[Directive]:
Please, without the pictures, retype exactly the lines from the start of the material through the line that holds "hatch('#ffffff', '#8a8a8a', '\\', 5, 0.9), repeat: 'repeat'".

[Supplied material]:
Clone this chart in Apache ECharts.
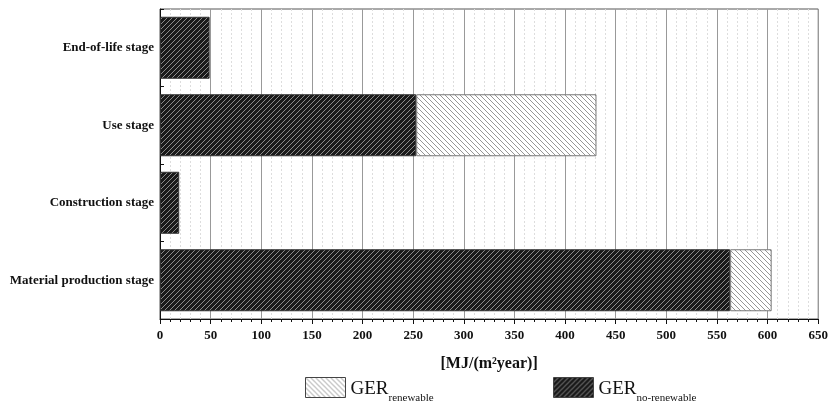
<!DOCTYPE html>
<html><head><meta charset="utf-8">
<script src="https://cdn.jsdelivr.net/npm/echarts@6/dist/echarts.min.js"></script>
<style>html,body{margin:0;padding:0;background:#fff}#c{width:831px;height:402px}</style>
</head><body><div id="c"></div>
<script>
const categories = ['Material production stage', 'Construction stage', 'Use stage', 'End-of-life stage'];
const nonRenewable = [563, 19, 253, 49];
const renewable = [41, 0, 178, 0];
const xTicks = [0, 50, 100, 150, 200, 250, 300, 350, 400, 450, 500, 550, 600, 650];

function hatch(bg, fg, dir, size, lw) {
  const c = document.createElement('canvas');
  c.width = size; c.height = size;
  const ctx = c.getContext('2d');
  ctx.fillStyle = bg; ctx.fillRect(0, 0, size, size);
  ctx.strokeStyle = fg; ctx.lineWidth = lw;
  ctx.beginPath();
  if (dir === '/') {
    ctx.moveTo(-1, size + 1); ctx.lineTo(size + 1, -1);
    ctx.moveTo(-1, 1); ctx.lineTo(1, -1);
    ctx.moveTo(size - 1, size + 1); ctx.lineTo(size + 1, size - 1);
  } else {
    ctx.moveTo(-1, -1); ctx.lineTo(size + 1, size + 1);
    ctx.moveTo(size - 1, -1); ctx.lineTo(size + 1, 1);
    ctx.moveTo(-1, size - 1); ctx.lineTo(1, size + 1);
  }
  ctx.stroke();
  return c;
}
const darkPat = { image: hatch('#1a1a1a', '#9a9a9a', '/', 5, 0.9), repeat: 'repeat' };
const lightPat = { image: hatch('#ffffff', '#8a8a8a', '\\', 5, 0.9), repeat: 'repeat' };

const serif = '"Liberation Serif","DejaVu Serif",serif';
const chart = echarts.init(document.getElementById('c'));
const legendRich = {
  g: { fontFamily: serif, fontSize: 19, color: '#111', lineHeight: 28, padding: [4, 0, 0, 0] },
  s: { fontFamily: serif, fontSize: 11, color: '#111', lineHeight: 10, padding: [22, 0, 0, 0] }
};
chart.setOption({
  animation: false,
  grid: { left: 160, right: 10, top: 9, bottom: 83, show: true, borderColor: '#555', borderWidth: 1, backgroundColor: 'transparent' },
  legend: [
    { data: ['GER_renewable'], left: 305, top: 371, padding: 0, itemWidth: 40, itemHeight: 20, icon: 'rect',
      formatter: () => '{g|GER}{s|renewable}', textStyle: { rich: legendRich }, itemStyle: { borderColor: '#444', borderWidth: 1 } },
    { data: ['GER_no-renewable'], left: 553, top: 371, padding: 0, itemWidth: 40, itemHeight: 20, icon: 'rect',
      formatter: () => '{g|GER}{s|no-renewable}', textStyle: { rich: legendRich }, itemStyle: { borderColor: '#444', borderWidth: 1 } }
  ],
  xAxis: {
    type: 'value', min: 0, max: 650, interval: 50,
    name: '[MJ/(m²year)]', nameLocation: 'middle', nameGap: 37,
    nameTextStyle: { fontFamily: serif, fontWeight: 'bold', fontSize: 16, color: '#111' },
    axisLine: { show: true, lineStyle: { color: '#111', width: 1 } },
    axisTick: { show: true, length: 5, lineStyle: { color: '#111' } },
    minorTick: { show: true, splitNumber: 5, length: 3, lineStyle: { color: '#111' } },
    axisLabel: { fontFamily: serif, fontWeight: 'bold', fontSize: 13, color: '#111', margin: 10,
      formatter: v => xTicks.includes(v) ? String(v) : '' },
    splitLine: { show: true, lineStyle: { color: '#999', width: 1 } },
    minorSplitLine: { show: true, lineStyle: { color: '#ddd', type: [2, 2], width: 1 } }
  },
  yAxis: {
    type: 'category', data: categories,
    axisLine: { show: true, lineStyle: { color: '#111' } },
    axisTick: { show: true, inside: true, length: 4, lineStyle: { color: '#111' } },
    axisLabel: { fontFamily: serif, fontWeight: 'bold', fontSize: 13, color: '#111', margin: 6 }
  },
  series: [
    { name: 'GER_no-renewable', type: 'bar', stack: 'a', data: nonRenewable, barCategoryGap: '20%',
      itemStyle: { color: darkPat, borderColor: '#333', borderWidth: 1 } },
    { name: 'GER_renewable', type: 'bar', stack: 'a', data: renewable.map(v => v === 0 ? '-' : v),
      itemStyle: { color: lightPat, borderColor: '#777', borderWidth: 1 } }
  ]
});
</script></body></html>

[Final result]:
Clone this chart in Apache ECharts.
<!DOCTYPE html>
<html><head><meta charset="utf-8">
<script src="https://cdn.jsdelivr.net/npm/echarts@6/dist/echarts.min.js"></script>
<style>html,body{margin:0;padding:0;background:#fff}#c{width:831px;height:402px}</style>
</head><body><div id="c"></div>
<script>
const categories = ['Material production stage', 'Construction stage', 'Use stage', 'End-of-life stage'];
const nonRenewable = [563, 19, 253, 49];
const renewable = [41, 0, 178, 0];
const xTicks = [0, 50, 100, 150, 200, 250, 300, 350, 400, 450, 500, 550, 600, 650];

function hatch(bg, fg, dir, size, lw) {
  const c = document.createElement('canvas');
  c.width = size; c.height = size;
  const ctx = c.getContext('2d');
  ctx.fillStyle = bg; ctx.fillRect(0, 0, size, size);
  ctx.strokeStyle = fg; ctx.lineWidth = lw;
  ctx.beginPath();
  if (dir === '/') {
    ctx.moveTo(-1, size + 1); ctx.lineTo(size + 1, -1);
    ctx.moveTo(-1, 1); ctx.lineTo(1, -1);
    ctx.moveTo(size - 1, size + 1); ctx.lineTo(size + 1, size - 1);
  } else {
    ctx.moveTo(-1, -1); ctx.lineTo(size + 1, size + 1);
    ctx.moveTo(size - 1, -1); ctx.lineTo(size + 1, 1);
    ctx.moveTo(-1, size - 1); ctx.lineTo(1, size + 1);
  }
  ctx.stroke();
  return c;
}
const darkPat = { image: hatch('#1a1a1a', '#9a9a9a', '/', 5, 0.9), repeat: 'repeat' };
const lightPat = { image: hatch('#ffffff', '#8a8a8a', '\\', 5, 0.9), repeat: 'repeat' };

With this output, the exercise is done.